Massachusetts MGL ch. 184 §23C limits private restrictions on solar energy systems. HOAs and condo associations may impose reasonable aesthetic conditions but cannot effectively prohibit rooftop solar. Bristol County HOAs are uncommon outside newer subdivisions.
Under MGL ch. 184 §23C, any covenant or restriction that effectively prohibits a solar energy system is void as against public policy. HOAs and condominium associations in Bristol County — found mostly in newer subdivisions in Dartmouth, Westport, Mansfield, and Attleboro — may adopt reasonable aesthetic rules (screened mounting hardware, color-matched rails, preferred roof slopes not visible from street) but cannot effectively ban solar. Approval processes should move within a reasonable timeframe, generally 30 to 60 days. Ground-mounted arrays face more latitude for HOA restriction than rooftop panels.
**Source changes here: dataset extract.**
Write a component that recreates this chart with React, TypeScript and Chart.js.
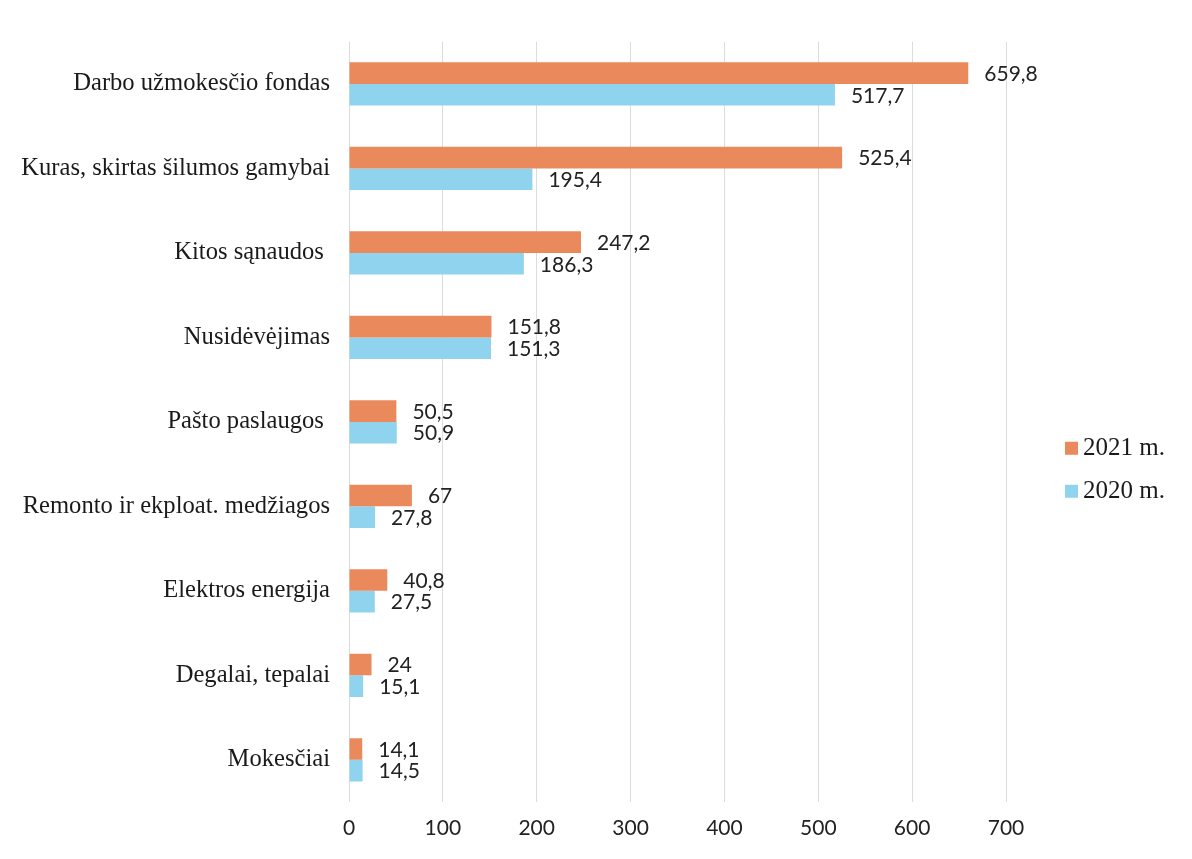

Historic districts retain independent authority under MGL ch. 40C, which is separate from private restrictions. Battery storage (Powerwall, etc.) may be regulated separately.
HOA fines for genuine aesthetic violations: enforceable per CC&Rs. HOA attempting outright solar ban: void under MGL ch. 184 §23C, homeowner may seek declaratory judgment and recover costs.